_INFORMATION SHOWN_:
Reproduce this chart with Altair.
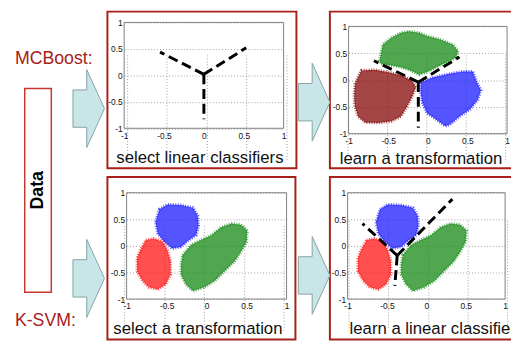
import altair as alt
import pandas as pd

W, H = 511, 338

# ---------------- data (axis units) ----------------
# Panel "learn a transformation" clusters (outlines)
B_green_x = [-0.61, -0.57, -0.46, -0.34, -0.24, -0.11, -0.01, 0.15, 0.32, 0.38, 0.36, 0.24, 0.11, -0.01, -0.11, -0.22, -0.34, -0.46, -0.59]
B_green_y = [0.36, 0.66, 0.79, 0.88, 0.91, 0.88, 0.82, 0.76, 0.66, 0.54, 0.42, 0.33, 0.24, 0.15, 0.10, 0.18, 0.24, 0.27, 0.30]
B_dred_x = [-0.84, -0.67, -0.51, -0.34, -0.20, -0.15, -0.20, -0.26, -0.34, -0.46, -0.63, -0.79, -0.88, -0.92, -0.93, -0.92]
B_dred_y = [0.18, 0.19, 0.15, 0.09, -0.01, -0.13, -0.31, -0.49, -0.68, -0.77, -0.80, -0.79, -0.68, -0.49, -0.31, -0.07]
B_blue_x = [-0.09, 0.07, 0.28, 0.44, 0.57, 0.61, 0.67, 0.63, 0.53, 0.40, 0.28, 0.22, 0.11, -0.01, -0.07, -0.09]
B_blue_y = [-0.04, 0.05, 0.12, 0.16, 0.16, -0.01, -0.19, -0.37, -0.55, -0.68, -0.83, -0.86, -0.74, -0.62, -0.43, -0.25]

# Panels "select a transformation" / "learn a linear classifier" clusters
C_blue_x = [-0.59, -0.49, -0.32, -0.17, -0.11, -0.10, -0.13, -0.22, -0.32, -0.43, -0.53, -0.61, -0.64]
C_blue_y = [0.69, 0.78, 0.77, 0.72, 0.57, 0.38, 0.20, 0.11, -0.02, -0.05, 0.08, 0.23, 0.45]
C_red_x = [-0.76, -0.66, -0.55, -0.49, -0.45, -0.45, -0.51, -0.61, -0.72, -0.80, -0.87, -0.87, -0.83]
C_red_y = [0.11, 0.14, 0.08, -0.08, -0.29, -0.54, -0.72, -0.82, -0.78, -0.66, -0.48, -0.23, -0.08]
C_green_x = [-0.30, -0.19, -0.07, 0.06, 0.18, 0.31, 0.43, 0.51, 0.50, 0.43, 0.35, 0.22, 0.10, -0.03, -0.17, -0.26, -0.32, -0.32]
C_green_y = [-0.17, 0.02, 0.11, 0.20, 0.35, 0.42, 0.40, 0.29, 0.08, -0.11, -0.29, -0.48, -0.66, -0.78, -0.85, -0.72, -0.54, -0.35]

# Linear classifiers (centre, then three arm ends)
A_lines_x = [0.0, -0.55, 0.53, 0.0]
A_lines_y = [0.02, 0.44, 0.52, -0.83]
B_lines_x = [-0.12, -0.68, 0.40, -0.12]
B_lines_y = [-0.04, 0.36, 0.43, -0.89]
D_lines_x = [-0.37, -0.81, 0.33, -0.40]
D_lines_y = [-0.18, 0.42, 0.88, -0.75]

tick_values = [-1, -0.5, 0, 0.5, 1]

# ---------------- texts ----------------
head_texts = ["MCBoost:", "K-SVM:"]
panel_texts = ["select linear classifiers", "learn a transformation",
               "select a transformation", "learn a linear classifier"]

# ---------------- layout (pixels) ----------------
head_pos = [(7, 54), (7, 320)]
panel_text_pos = [(110, 155), (337, 156), (107, 329), (347, 329)]
frames = [(101, 293, 1, 160), (327, 530, 1, 160), (101, 292, 169, 334), (327, 530, 169, 334)]
data_box = (17, 44, 79, 286)
arrow_centres = [(82, 99.5), (82, 272), (311, 93), (311, 269)]
panel_ranges = {
    "A": ([118, 280], [119.5, 12]),
    "B": ([346, 507], [125, 16]),
    "C": ([120.5, 283], [293, 185]),
    "D": ([345, 505], [293, 185]),
}

RED = "#a8201a"
FONT = "Liberation Sans"
ARROW = "M-0.4,-0.475L-0.05,-0.475L-0.05,-0.99L0.4,0L-0.05,0.99L-0.05,0.475L-0.4,0.475Z"


def poly_df(xs, ys):
    return pd.DataFrame({"x": xs, "y": ys, "i": list(range(len(xs)))})


def lines_df(xs, ys):
    rows = []
    for k in range(1, len(xs)):
        rows.append({"x": xs[0], "y": ys[0], "seg": k, "i": 0})
        rows.append({"x": xs[k], "y": ys[k], "seg": k, "i": 1})
    return pd.DataFrame(rows)


def panel(key, polys, lines):
    xr, yr = panel_ranges[key]
    common = dict(values=tick_values, labelExpr="'' + datum.value", ticks=False, domain=False,
                  grid=True, gridDash=[1, 2], gridColor="#8a8a8a", gridWidth=0.8,
                  labelFontSize=8.5, labelColor="#111111", labelFont=FONT,
                  labelFlush=False, labelOverlap=False, title=None)
    xaxis = alt.Axis(orient="bottom", offset=yr[0] - H, labelPadding=3, **common)
    yaxis = alt.Axis(orient="left", offset=-xr[0], labelPadding=2, **common)
    xs = alt.Scale(domain=[-1, 1], range=xr)
    ys = alt.Scale(domain=[-1, 1], range=yr)

    def X(f="x"):
        return alt.X(f + ":Q", scale=xs, axis=xaxis)

    def Y(f="y"):
        return alt.Y(f + ":Q", scale=ys, axis=yaxis)

    layers = []
    frame = pd.DataFrame({"x": [-1], "x2": [1], "y": [-1], "y2": [1]})
    layers.append(alt.Chart(frame).mark_rect(fill="white", stroke="#808080", strokeWidth=1, fillOpacity=0)
                  .encode(x=X(), x2="x2:Q", y=Y(), y2="y2:Q"))
    for xsv, ysv, col in polys:
        layers.append(alt.Chart(poly_df(xsv, ysv)).mark_line(
            interpolate="linear-closed", fill=col, fillOpacity=0.75, stroke=col,
            strokeWidth=3, strokeDash=[1, 1.5], strokeOpacity=0.7)
            .encode(x=X(), y=Y(), order="i:Q"))
    if lines is not None:
        layers.append(alt.Chart(lines_df(*lines)).mark_line(
            color="black", strokeWidth=3, strokeDash=[10, 5])
            .encode(x=X(), y=Y(), detail="seg:N", order="i:Q"))
    return alt.layer(*layers)


GREEN, BLUE, RED_C, DRED = "#168a16", "#1c1cff", "#ff1414", "#850808"

pA = panel("A", [], (A_lines_x, A_lines_y))
pB = panel("B", [(B_green_x, B_green_y, GREEN), (B_dred_x, B_dred_y, DRED), (B_blue_x, B_blue_y, BLUE)],
           (B_lines_x, B_lines_y))
pC = panel("C", [(C_blue_x, C_blue_y, BLUE), (C_red_x, C_red_y, RED_C), (C_green_x, C_green_y, GREEN)], None)
pD = panel("D", [(C_blue_x, C_blue_y, BLUE), (C_red_x, C_red_y, RED_C), (C_green_x, C_green_y, GREEN)],
           (D_lines_x, D_lines_y))

# ---------------- decorations ----------------
def px(f):
    return alt.X(f + ":Q", scale=None, axis=None)


def py(f):
    return alt.Y(f + ":Q", scale=None, axis=None)


frames_df = pd.DataFrame(frames, columns=["x", "x2", "y", "y2"])
frames_layer = alt.Chart(frames_df).mark_rect(fill="white", fillOpacity=0, stroke=RED, strokeWidth=2).encode(
    x=px("x"), x2="x2:Q", y=py("y"), y2="y2:Q")

box_df = pd.DataFrame([data_box], columns=["x", "x2", "y", "y2"])
box_layer = alt.Chart(box_df).mark_rect(fill="white", stroke="#c8372d", strokeWidth=1.5).encode(
    x=px("x"), x2="x2:Q", y=py("y"), y2="y2:Q")

data_txt = alt.Chart(pd.DataFrame({"x": [(data_box[0] + data_box[1]) / 2],
                                   "y": [(data_box[2] + data_box[3]) / 2], "t": ["Data"]})).mark_text(
    angle=270, fontWeight="bold", fontSize=18, font=FONT, color="black", align="center", baseline="middle"
).encode(x=px("x"), y=py("y"), text="t:N")

arrows_df = pd.DataFrame(arrow_centres, columns=["x", "y"])
arrows_layer = alt.Chart(arrows_df).mark_point(
    shape=ARROW, size=6400, filled=True, fill="#c8e5e8", stroke="#86a3a6", strokeWidth=1, opacity=1
).encode(x=px("x"), y=py("y"))

head_df = pd.DataFrame({"x": [p[0] for p in head_pos], "y": [p[1] for p in head_pos], "t": head_texts})
head_layer = alt.Chart(head_df).mark_text(
    fontSize=18, font=FONT, color=RED, align="left", baseline="alphabetic"
).encode(x=px("x"), y=py("y"), text="t:N")

ptxt_df = pd.DataFrame({"x": [p[0] for p in panel_text_pos], "y": [p[1] for p in panel_text_pos],
                        "t": panel_texts})
ptxt_layer = alt.Chart(ptxt_df).mark_text(
    fontSize=17, font=FONT, color="#111111", align="left", baseline="alphabetic"
).encode(x=px("x"), y=py("y"), text="t:N")

chart = alt.layer(
    frames_layer, box_layer, data_txt, arrows_layer, head_layer, ptxt_layer,
    pA, pB, pC, pD
).resolve_scale(x="independent", y="independent").properties(
    width=W, height=H, padding=0, autosize=alt.AutoSizeParams(type="none"), background="white"
).configure_view(stroke="transparent")

chart.save("out.html", embed_options={"renderer": "svg", "actions": False})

_WHAT THIS TASK INVOLVES_: Write out exactly the lines between the start of the data and the line with "W, H = 511, 338", including both, but none of the pictures.

_SOLUTION TO THIS PROBLEM_:
Reproduce this chart with Altair.
import altair as alt
import pandas as pd

W, H = 511, 338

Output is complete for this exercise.